OhayoKD wrote:You do realize the 1995 Bulls played at a 53-win pace(per srs which is more predictive and adjusts for opponent quality) without their best and third best player? The 1994 Bulls, at full strength(pippen and grant missed time) played like a 58-win team and elevated signficantly in the playoffs(+5 to +8). Jordan didn't collude because he had no reason to, and even then, before the Bulls added Rodman to an already loaded cast, Jordan actually was trying to collude with Ewing and was about to join the Knicks who had just lost the nba finals in 7 games.
I'll get to the other stuff later, but uhh, I don't think this really holds up. Jordan was completely willing to bail when convenient, and his teams were loaded in a way none of Lebron's were(Miami was 40-win without, cavs were 20 win-without, 2nd stint were 20-30ish wins without depending on what you use)
A few things here.
1. I said this earlier in the thread when it was brought up, but I'll quote myself - the 55 wins overstates the 94 Bulls. SRS dropped from 6.19(4th in the league) in 1993 to 2.87(11th in the league) in 1994. So the 94 team had an SRS nearly 3.3 points lower than the lowest SRS of any of the championship teams.
The team's Net Rtg dropped from +6.8(2nd in the league) in 1993 to +3.3(11th in the league), the drop occurring mostly on the offensive side of the ball. So, the 94 team had a Net Rtg 3.5 points lower than the lowest Net Rtg of any of the championship teams.
They were a solid team and it was maybe the best coaching performance of Phil Jackson's career, but they were playing over their heads. They won something like ten games by a margin of two points or less(and a few more by three points). They very easily could've been a sub-50 win team. Simply looking at 57 wins in 93 and 55 wins in 94 dramatically undersells how much better they were with Jordan.

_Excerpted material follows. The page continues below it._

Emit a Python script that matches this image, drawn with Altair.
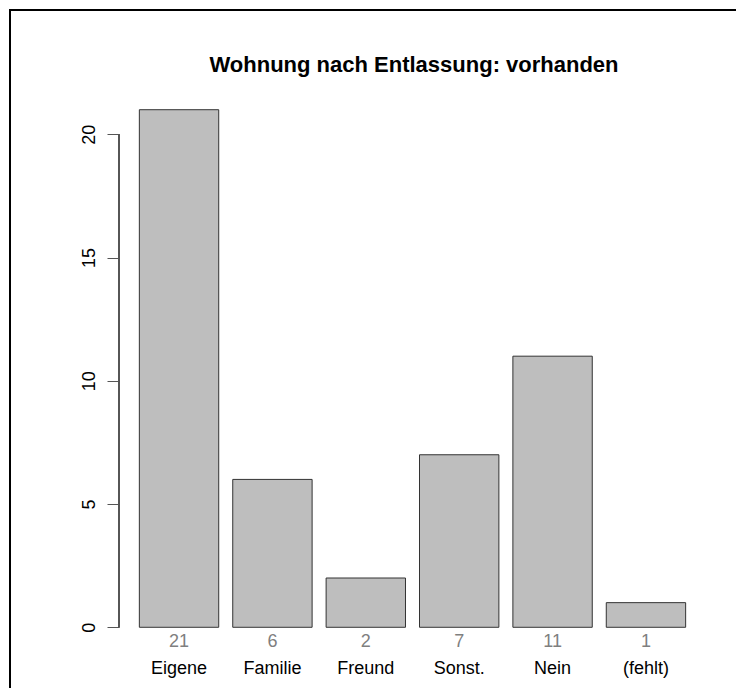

2. I don't know if you are mistaken or what, but your facts with regard to Jordan and the Knicks are off. Jordan was a free agent in 1996. It had been two years since the Knicks were in the Finals, and in fact they were coming off two straight second round losses, the most recent to Jordan himself and the Bulls en route to the 96 title just months earlier. Jordan was coming off 72 wins and his fourth ring, why would he have needed to team up with anyone else, much less a guy he'd beaten in the playoffs five times? What actually happened was that Jordan's eight-year contract had expired, and in those eight years, the money had exploded in the league. He had been making comically less than his worth from his NBA contract for years. This thing with the Knicks was about money. He wanted to get paid, and this was before there were max contracts. The Knicks offered a crazy amount of money between their cap space and an under-the-table component of the deal. Jordan wanted the Bulls to match what the Knicks were offering. Reinsdorf took a minute to hold his nose before agreeing to the then-historic 30M for one season. As soon as Reinsdorf matched the offer, Jordan agreed and that was that. There are plenty of people who don't believe Jordan was ever serious about the Knicks and was simply using them for leverage in the way that we see players use teams for leverage all the time every summer.
3. You often judge these rosters that LeBron joined/built by the
result; i.e. Wade declined faster than many thought he would, Bosh's role had to be reduced some from what it had been(they used him more as a stretch five), Kyrie and Love didn't do anything without LeBron, etc. That's all accurate but it doesn't change the
intent of what he did.
I think most of us can accept why he left Cleveland in 2010. But there were all kinds of teams rolling out the red carpet for him. He could've gone to Chicago to play with D-Rose, Noah, and Boozer, he could've played in New York with Amare, etc, but instead he chose to play with Wade - regarded by everybody in 2010 as a top 5 player - and Bosh - regarded by most as a top 10-12 player - in Miami. He made that decision because he thought it would be the easiest path to championships, as evidenced by the "not1, not 2, etc" rally.
The evidence suggests that he wanted the Lakers to trade the farm for AD from day one with the Lakers. They tried to do it half a season into his tenure there, at the deadline in his first season there, and then were publicly salty when the Pelicans wouldn't agree.
Leaving Miami for Cleveland is more of grey area for me, because I do believe he genuinely wanted to win a championship for Cleveland, and I still believe that ring meant more to him than the others, but he still made the decision knowing about, and perhaps being involved in, the move to trade that #1 pick for Love.
Regardless of how things actually turned out on the court, there is a pattern here in his decision-making, and trying to equate Jordan simply wanting to get paid in 1996 is, I feel, inaccurate.